What you have to do
Every line that contains the word "this" should be copied.

Records to process
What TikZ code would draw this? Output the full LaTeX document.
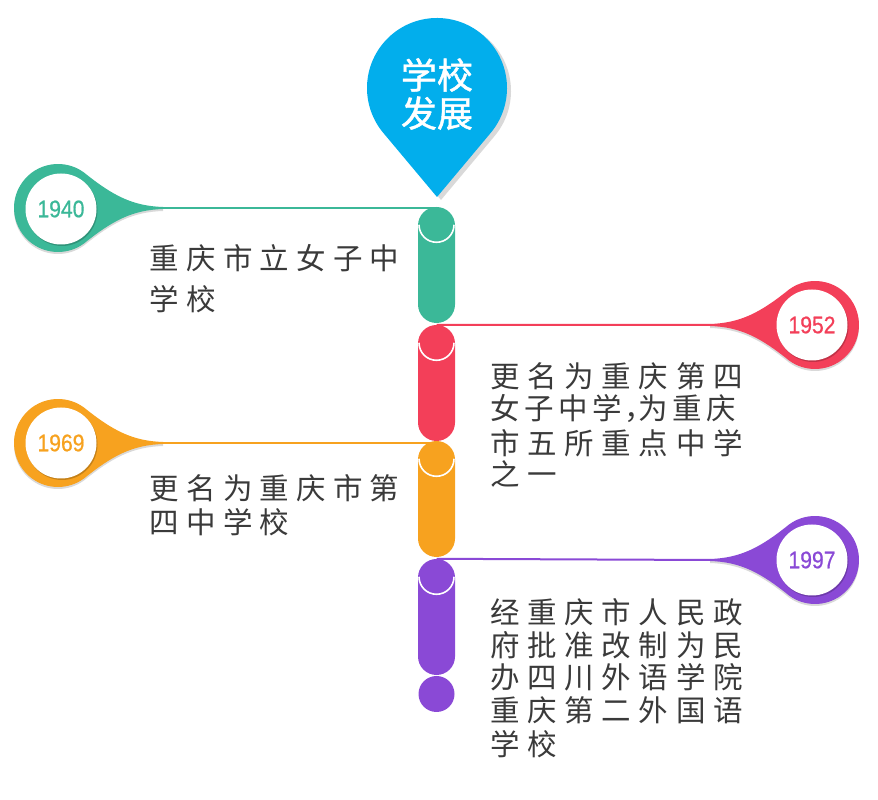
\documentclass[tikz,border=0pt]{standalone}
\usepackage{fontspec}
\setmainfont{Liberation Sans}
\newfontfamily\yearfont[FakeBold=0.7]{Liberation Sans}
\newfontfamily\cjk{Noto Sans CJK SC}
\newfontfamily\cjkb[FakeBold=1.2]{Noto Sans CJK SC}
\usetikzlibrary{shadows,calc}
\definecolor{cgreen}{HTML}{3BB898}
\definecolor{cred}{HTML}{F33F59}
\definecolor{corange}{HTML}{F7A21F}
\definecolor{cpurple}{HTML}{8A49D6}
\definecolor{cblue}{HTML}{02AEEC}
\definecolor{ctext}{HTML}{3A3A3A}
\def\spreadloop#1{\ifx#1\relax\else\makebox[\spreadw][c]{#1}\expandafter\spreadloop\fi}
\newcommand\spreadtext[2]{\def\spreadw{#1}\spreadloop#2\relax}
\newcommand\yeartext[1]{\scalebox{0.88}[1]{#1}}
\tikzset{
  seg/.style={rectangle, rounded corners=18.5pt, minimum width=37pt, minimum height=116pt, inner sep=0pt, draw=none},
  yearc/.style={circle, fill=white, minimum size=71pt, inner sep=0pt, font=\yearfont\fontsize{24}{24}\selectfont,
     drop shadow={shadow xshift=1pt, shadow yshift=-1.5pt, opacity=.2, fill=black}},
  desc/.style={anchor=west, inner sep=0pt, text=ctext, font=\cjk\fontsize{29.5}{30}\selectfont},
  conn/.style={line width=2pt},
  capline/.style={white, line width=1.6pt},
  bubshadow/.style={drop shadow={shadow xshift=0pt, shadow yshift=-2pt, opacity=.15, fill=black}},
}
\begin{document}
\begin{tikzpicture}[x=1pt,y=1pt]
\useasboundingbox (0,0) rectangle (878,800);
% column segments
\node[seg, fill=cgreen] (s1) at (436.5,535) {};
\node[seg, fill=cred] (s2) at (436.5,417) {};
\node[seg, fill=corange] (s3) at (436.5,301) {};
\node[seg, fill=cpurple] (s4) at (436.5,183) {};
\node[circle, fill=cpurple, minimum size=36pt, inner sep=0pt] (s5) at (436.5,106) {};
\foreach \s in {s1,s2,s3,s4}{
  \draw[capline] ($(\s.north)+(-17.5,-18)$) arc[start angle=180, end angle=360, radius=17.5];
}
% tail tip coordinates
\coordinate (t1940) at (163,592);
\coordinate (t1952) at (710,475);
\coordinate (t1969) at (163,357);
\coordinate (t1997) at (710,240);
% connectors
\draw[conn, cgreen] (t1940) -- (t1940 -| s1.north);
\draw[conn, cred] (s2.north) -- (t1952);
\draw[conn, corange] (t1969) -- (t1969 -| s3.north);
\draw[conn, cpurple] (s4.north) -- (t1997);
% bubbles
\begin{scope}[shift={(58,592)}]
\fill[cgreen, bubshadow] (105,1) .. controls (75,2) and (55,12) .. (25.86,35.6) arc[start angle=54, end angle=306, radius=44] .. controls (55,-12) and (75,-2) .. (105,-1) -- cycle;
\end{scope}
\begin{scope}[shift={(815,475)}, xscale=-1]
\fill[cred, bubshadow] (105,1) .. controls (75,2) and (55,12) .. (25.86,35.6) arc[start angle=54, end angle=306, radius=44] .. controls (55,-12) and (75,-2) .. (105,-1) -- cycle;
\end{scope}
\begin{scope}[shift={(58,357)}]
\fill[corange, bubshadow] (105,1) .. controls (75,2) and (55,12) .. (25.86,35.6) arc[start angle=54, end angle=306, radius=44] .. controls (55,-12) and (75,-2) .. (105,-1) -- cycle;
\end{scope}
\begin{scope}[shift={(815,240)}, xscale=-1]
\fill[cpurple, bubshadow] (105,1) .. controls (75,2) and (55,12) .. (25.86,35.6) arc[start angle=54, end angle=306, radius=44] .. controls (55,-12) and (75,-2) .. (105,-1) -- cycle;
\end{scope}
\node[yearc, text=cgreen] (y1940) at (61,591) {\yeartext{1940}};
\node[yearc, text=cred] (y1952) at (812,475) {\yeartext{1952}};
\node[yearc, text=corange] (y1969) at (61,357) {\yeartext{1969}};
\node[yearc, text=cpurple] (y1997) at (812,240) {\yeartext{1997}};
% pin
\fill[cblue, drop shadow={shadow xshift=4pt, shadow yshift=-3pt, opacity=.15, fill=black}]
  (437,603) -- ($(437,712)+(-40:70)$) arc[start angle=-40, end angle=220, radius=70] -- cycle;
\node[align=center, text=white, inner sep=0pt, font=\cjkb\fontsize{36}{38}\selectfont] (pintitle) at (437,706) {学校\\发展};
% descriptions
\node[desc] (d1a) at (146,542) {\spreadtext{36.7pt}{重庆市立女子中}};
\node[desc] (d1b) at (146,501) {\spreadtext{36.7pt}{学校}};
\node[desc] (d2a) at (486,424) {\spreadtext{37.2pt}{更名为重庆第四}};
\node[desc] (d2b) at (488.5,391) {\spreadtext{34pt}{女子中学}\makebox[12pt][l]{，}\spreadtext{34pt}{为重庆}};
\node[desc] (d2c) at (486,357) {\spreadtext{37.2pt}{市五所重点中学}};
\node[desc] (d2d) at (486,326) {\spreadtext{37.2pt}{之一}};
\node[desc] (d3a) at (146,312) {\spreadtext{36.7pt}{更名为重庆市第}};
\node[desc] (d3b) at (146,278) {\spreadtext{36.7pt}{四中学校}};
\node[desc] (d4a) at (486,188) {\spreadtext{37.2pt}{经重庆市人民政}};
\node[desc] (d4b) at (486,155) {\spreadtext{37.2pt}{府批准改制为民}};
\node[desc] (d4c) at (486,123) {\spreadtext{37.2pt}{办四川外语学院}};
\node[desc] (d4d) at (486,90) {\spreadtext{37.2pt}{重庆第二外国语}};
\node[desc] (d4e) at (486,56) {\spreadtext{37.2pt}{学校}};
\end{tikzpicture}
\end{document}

==

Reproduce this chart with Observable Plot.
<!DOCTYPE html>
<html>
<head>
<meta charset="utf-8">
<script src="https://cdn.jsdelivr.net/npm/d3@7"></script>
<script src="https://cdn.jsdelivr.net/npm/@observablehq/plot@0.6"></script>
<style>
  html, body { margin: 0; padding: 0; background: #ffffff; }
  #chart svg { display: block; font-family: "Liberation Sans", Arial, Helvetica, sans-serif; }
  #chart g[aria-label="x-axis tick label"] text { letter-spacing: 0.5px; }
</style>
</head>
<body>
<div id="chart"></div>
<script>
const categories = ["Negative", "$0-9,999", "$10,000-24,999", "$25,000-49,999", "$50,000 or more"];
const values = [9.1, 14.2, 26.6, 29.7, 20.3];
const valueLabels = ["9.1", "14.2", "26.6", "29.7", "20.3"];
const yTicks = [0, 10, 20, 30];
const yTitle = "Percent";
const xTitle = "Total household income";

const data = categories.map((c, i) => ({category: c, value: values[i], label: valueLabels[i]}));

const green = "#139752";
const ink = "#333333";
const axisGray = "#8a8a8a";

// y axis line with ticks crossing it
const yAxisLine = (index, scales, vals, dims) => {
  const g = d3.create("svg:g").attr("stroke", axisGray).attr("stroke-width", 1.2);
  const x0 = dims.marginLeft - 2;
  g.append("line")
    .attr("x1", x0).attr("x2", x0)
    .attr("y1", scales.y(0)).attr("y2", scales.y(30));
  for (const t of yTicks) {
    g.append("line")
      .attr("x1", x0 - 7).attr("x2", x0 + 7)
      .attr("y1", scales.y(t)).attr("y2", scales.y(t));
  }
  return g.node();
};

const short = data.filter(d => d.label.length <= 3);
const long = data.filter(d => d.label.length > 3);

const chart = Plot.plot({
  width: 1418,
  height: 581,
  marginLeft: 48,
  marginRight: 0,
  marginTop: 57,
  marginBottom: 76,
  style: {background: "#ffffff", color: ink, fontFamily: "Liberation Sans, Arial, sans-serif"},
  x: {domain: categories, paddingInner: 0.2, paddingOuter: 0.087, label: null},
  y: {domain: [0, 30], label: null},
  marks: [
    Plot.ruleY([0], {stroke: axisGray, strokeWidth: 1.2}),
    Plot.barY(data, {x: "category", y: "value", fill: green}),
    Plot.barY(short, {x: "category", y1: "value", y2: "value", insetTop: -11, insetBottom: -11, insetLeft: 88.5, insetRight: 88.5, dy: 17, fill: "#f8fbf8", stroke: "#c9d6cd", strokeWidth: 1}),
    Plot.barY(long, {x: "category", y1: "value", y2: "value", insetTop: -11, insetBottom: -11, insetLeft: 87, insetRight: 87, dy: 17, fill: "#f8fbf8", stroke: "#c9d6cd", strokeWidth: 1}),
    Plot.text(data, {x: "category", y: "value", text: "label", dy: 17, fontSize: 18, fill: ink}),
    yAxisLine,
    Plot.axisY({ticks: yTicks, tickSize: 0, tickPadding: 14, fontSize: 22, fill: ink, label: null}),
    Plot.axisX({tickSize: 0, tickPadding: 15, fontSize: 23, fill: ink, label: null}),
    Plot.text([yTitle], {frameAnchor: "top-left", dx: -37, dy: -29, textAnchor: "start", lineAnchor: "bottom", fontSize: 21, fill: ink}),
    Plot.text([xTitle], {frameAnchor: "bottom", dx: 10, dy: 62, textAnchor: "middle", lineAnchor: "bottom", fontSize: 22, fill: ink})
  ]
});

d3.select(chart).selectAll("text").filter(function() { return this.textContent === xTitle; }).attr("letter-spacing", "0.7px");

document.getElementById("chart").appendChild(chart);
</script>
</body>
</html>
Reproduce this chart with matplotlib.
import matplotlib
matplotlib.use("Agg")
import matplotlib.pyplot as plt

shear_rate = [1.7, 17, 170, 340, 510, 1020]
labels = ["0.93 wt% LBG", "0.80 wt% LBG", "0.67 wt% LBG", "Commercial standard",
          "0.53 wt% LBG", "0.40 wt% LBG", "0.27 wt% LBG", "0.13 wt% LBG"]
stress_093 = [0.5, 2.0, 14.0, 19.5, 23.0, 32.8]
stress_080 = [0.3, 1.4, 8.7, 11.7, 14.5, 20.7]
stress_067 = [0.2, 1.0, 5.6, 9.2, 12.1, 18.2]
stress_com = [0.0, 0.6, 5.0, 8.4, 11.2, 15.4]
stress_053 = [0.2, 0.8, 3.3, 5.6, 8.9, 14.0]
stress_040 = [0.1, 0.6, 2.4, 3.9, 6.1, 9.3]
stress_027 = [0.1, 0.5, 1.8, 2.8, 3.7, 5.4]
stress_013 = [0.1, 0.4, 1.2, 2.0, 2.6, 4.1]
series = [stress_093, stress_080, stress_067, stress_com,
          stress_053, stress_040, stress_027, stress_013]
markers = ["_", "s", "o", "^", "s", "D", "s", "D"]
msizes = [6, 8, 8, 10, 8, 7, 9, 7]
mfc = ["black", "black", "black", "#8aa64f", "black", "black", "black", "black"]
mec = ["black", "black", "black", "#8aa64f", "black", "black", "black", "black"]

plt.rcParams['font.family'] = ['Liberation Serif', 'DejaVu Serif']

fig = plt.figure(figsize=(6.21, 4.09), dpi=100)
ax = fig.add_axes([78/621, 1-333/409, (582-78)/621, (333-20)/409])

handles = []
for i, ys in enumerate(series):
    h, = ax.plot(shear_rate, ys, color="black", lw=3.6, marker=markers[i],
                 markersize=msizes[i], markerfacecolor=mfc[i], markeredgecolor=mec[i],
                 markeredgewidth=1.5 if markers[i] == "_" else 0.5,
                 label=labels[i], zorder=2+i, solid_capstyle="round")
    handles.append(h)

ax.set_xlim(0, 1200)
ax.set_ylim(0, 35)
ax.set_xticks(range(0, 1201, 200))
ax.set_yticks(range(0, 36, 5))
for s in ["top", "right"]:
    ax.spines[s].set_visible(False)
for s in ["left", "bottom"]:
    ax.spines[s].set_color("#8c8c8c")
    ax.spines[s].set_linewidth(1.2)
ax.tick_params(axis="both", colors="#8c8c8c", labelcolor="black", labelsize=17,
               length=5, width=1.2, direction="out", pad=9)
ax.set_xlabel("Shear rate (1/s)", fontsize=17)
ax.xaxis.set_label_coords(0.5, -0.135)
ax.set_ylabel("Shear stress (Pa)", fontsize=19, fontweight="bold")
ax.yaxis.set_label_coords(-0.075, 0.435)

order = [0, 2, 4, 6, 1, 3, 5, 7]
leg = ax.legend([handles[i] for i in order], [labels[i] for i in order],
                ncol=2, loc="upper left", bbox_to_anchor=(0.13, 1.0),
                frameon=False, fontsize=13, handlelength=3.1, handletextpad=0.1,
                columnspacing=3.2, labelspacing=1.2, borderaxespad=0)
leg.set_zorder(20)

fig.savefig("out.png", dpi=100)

* * *

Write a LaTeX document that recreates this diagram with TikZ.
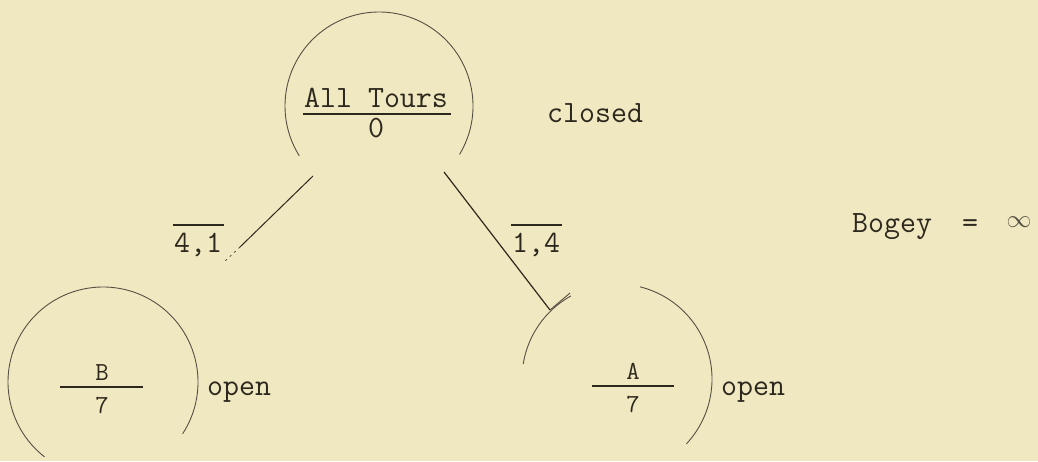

Full response
What TikZ code would draw this? Output the full LaTeX document.
Reproduce this chart with Observable Plot.
d3.select(chart).selectAll("text").filter(function() { return this.textContent === xTitle; }).attr("letter-spacing", "0.7px");
Reproduce this chart with matplotlib.
Write a LaTeX document that recreates this diagram with TikZ.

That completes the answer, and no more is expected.